Pub. Date: 16/07/2015
Publisher: Random House UK/Harper
With each passing day, Kelsea Glynn is growing into her new responsibilities as Queen of the Tearling. By stopping the shipments of slaves to the neighbouring kingdom of Mortmesne, she crossed the Red Queen, a brutal ruler whose power derives from dark magic, who is sending her fearsome army into the Tearling to take what is hers. And nothing can stop the invasion.
But as the Mort army draws ever closer, Kelsea develops a mysterious connection to a time before the Crossing, and she finds herself relying on a strange and possibly dangerous ally: a woman named Lily, fighting for her life in a world where being female can feel like a crime. The fate of the Tearling – and that of Kelsea’s own soul – may rest with Lily and her story, but Kelsea may not have enough time to find out.
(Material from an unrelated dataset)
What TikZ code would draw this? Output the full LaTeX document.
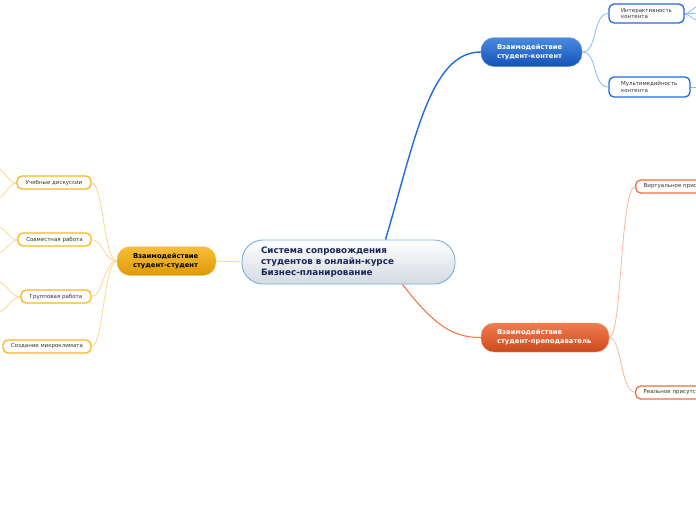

In this dazzling sequel to her bestselling debut , Erika Johansen brings back favourite characters, including the Mace and the Red Queen, and introduces unforgettable new players, adding exciting layers to her multidimensional tale of magic, mystery and a fierce young heroine.The first novel ended with the threat of war on the horizon and hence quite some tension, yet it has to be said that this tension doesn't necessarily carry on in the beginning of the book. Rather, Johansen goes back to Kelsea and her struggles with her position as Queen, really delving back into her main character. Kelsea, with all her strengths ad flaws, really was the best thing about The Queen of the Tearling and she remains that in The Invasion of the Tearling. She is not perfect but she has something she is willing to fight for, and that within itself sets Kelsea apart from a lot of other female characters. Even if what she is doing seems ridiculous or out of bounds, there is a reason for it and the reader can hardly blame her or not empathize with her.
The second book of any trilogy is always something of a filler. On the one hand it doesn't have the excitement of newness but it also doesn't have the tension of everything coming to an end. This 'filler position' doesn't have to be bad, just look at The Two Towers which is my favourite of the whole trilogy. In the case of The Invasion of the Tearling Johansen manages to make it both a continuation of the first book while allowing it to have its own story-line as well. There are a number of developments which were set up in book one and come to fruition here but there's also new things which had me continuously reading. There's also the fact that this book is still about Kelsea and her character, rather than move straight into a romance, for example. Johansen never forgets her character development and Kelsea remains one of my favourite characters of late.
I absolutely loved the introduction of Lily, a pre-Crossing woman who lives in a completely different world. In my review of the first book I mentioned that Johansen takes her world-building slowly, revealing what's necessary to keep the readers' interest but not rushing it either. By introducing Lily the world of the Tear and Mortmesne gains a whole new history and background, making for really interesting digressions. It also introduces another interesting female character whose position in life is completely opposite to the relative position of power that Kelsea is in. When Lily first appeared Johansen purposefully made it a little bit confusing but eventually the two story lines seem to beautifully come together. The Red Queen is also still a great villain and allowed much more room for characterisation in this book than in the previous one.
I give this book...
Johansen takes a lot of story risks in this book which won't be to everyone's tasted but which make The Invasion of the Tearling my favourite YA book so far. As a follow-up this book does some great work and I really enjoyed it. I recommend it to anyone who loves Fantasy and female protagonists!